Leaving tomorrow on our annual trek to the beach at Port Aransas, so no posts until we return on Friday. Only glitch might be the storm brewing in the western Caribbean, which  Accuweather’s Joe Bastardi, among other meteorologists, forsees sweeping into the Gulf of Mexico later in the week, possibly as a tropical storm. Maybe Dean unless an Atlantic one gets the name first. But he sees the chances of landfall as better for Mexico than the Texas coast. More tropical storm/hurricane argument here on what has been a quiet season so far. We will keep our fingers crossed that Bastardi’s right. Not like in 2004 when Ivan, crashing into western Florida and Alabama, sent huge waves across the Gulf to hit and close the beaches at Port A. I remember one almost washed away a family from West Texas who had incautiously spread out their blanket on the sand. They were awash in an instant and struggled up a dune with what remained of their stuff to escape the water.

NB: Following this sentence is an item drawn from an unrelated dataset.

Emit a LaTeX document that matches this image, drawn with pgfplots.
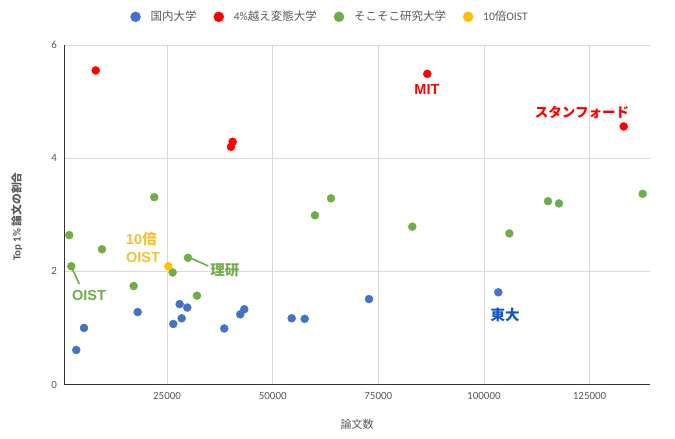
\documentclass[border=0pt]{standalone}
\usepackage{fontspec}
\setmainfont{Carlito}
\newfontfamily\jp{Noto Sans CJK JP}
\newfontfamily\arial{Liberation Sans}
\usepackage{pgfplots}
\pgfplotsset{compat=1.18}
\definecolor{cblue}{HTML}{4472C4}
\definecolor{cred}{HTML}{FF0000}
\definecolor{cgreen}{HTML}{70AD47}
\definecolor{cyellow}{HTML}{FFC000}
\definecolor{ltodai}{HTML}{1155CC}
\definecolor{loist}{HTML}{F1C232}
\definecolor{txt}{HTML}{595959}
\definecolor{gridc}{HTML}{D9D9D9}
\begin{document}
\begin{tikzpicture}
\path[use as bounding box] (0,0) rectangle (675pt,439pt);
\begin{axis}[
  at={(64pt,54.5pt)}, anchor=south west,
  scale only axis, width=586pt, height=339.5pt,
  xmin=600, xmax=139300, ymin=0, ymax=6,
  xtick={25000,50000,75000,100000,125000}, ytick={0,2,4,6},
  scaled x ticks=false,
  xticklabel style={/pgf/number format/fixed, /pgf/number format/precision=0, /pgf/number format/1000 sep={}, yshift=-4pt},
  yticklabel style={xshift=-3.5pt},
  /pgf/number format/assume math mode=true,
  tick label style={font=\fontsize{11}{13}\selectfont, text=txt},
  major tick length=0pt,
  axis lines*=left,
  axis line style={draw=black!80, line width=0.9pt},
  grid=major, grid style={draw=gridc, line width=0.9pt},
  xlabel={\jp 論文数},
  xlabel style={at={(axis description cs:0.5,0)}, anchor=center, yshift=-40pt, font=\fontsize{11}{13}\selectfont, text=txt},
  ylabel={\bfseries Top 1\% {\jp 論文の割合}},
  ylabel style={at={(axis description cs:-0.0805,0.495)}, anchor=center, font=\fontsize{10.8}{12}\selectfont, text=txt},
  legend columns=-1,
  legend style={at={(0.454,1.083)}, anchor=center, draw=none, fill=none,
    font=\fontsize{11.5}{13}\selectfont, text=txt,
    /tikz/every even column/.append style={column sep=15pt},
    inner sep=0pt},
  legend image code/.code={\fill[#1] (5pt,0pt) circle (5pt); \path[draw=none,fill=none] (0pt,0pt) (18pt,0pt);},
]
\addplot[only marks, mark=*, mark size=4pt, color=cblue] coordinates {
 (3500,0.61) (5330,1.00) (18040,1.28) (26460,1.07) (27980,1.42) (28450,1.17)
 (29780,1.36) (38530,0.99) (42320,1.24) (43270,1.33) (54490,1.17) (57560,1.16)
 (72790,1.51) (103400,1.63)
};
\addlegendentry{\jp 国内大学}
\addplot[only marks, mark=*, mark size=4pt, color=cred] coordinates {
 (8100,5.55) (40120,4.20) (40520,4.29) (86590,5.49) (133070,4.56)
};
\addlegendentry{4\%{\jp 越え変態大学}}
\addplot[only marks, mark=*, mark size=4pt, color=cgreen] coordinates {
 (1850,2.64) (2320,2.09) (9590,2.39) (17090,1.74) (21960,3.31) (26320,1.98)
 (29940,2.24) (32070,1.57) (60000,2.99) (63790,3.29) (83040,2.79) (106000,2.67)
 (115160,3.24) (117760,3.20) (137570,3.37)
};
\addlegendentry{\jp そこそこ研究大学}
\addplot[only marks, mark=*, mark size=4pt, color=cyellow] coordinates {
 (25280,2.09)
};
\addlegendentry{10{\jp 倍}OIST}
% annotations
\draw[cgreen, line width=1.6pt] (axis cs:2414,2.071) -- (axis cs:4213,1.776);
\draw[cgreen, line width=1.6pt] (axis cs:30420,2.241) -- (axis cs:34750,2.094);
\node[text=cred, font=\arial\bfseries\fontsize{14.5}{16}\selectfont] at (axis cs:86510,5.205) {MIT};
\node[text=cred, font=\jp\bfseries\fontsize{13.5}{16}\selectfont] at (axis cs:123200,4.804) {スタンフォード};
\node[text=ltodai, font=\jp\bfseries\fontsize{14.5}{16}\selectfont] at (axis cs:104980,1.228) {東大};
\node[text=cgreen, font=\arial\bfseries\fontsize{14.5}{16}\selectfont] at (axis cs:6510,1.577) {OIST};
\node[text=cgreen, font=\jp\bfseries\fontsize{14.5}{16}\selectfont] at (axis cs:38700,2.024) {理研};
\node[text=loist, anchor=west, align=left, inner sep=0pt, font=\arial\bfseries\fontsize{14.5}{18}\selectfont] at (axis cs:15270,2.418) {10{\jp 倍}\\OIST};
\end{axis}
\end{tikzpicture}
\end{document}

UPDATE  It looks like the name Dean may go to another storm, first, making the Gulf one (if there is a Gulf one) Erin. Unless Dean goes into the Gulf first. Which might not occur before we are back in Central Texas, which would be good. We shall see.

Encounter

argiope.jpg

Hard to miss this "little" beauty. Not so little, actually, at almost two inches long in the body. I encountered it, a black and yellow "garden spider" (Argiope Aurantia), this morning cleaning up a trumpet vine that had long ago overtaken several Nandina bushes along the wooden fence on the upper forty. All the rain we’ve had this summer finally weighed the vine down so much that it collapsed onto the deck around the pool. So I had to cut it way back, and in the process discovered this cutie, sometimes called a "writer spider" in Texas. Although they are said to be harmless, I maintained a respectful distance. For more on it, go here.

Mr. Boy’s sniffer

Mr. B. and I bought a pre-owned vehicle yesterday, a 3-year-old silver Honda CRV with sun/moon roof and fulltime four-wheel drive. He rode along on the test excursion, searching the backseat area for damage (finding none) and using his keen, non-cigarette-damaged sense of smell to ferret out anything untoward. He didn’t smell anything bad, except what he pronounced a little mildew from all the rain we’ve been having. He liked it back there. More room, he thought, than in the old Jeep Cherokee, although that’s unlikely since the CRV is shorter and narrower. Nevertheless. His reward? A can of Big Red soda pop. He thought it was worth it. Also liked the tinted windows, which will let him play his Leapster in the back seat without interference from the sun.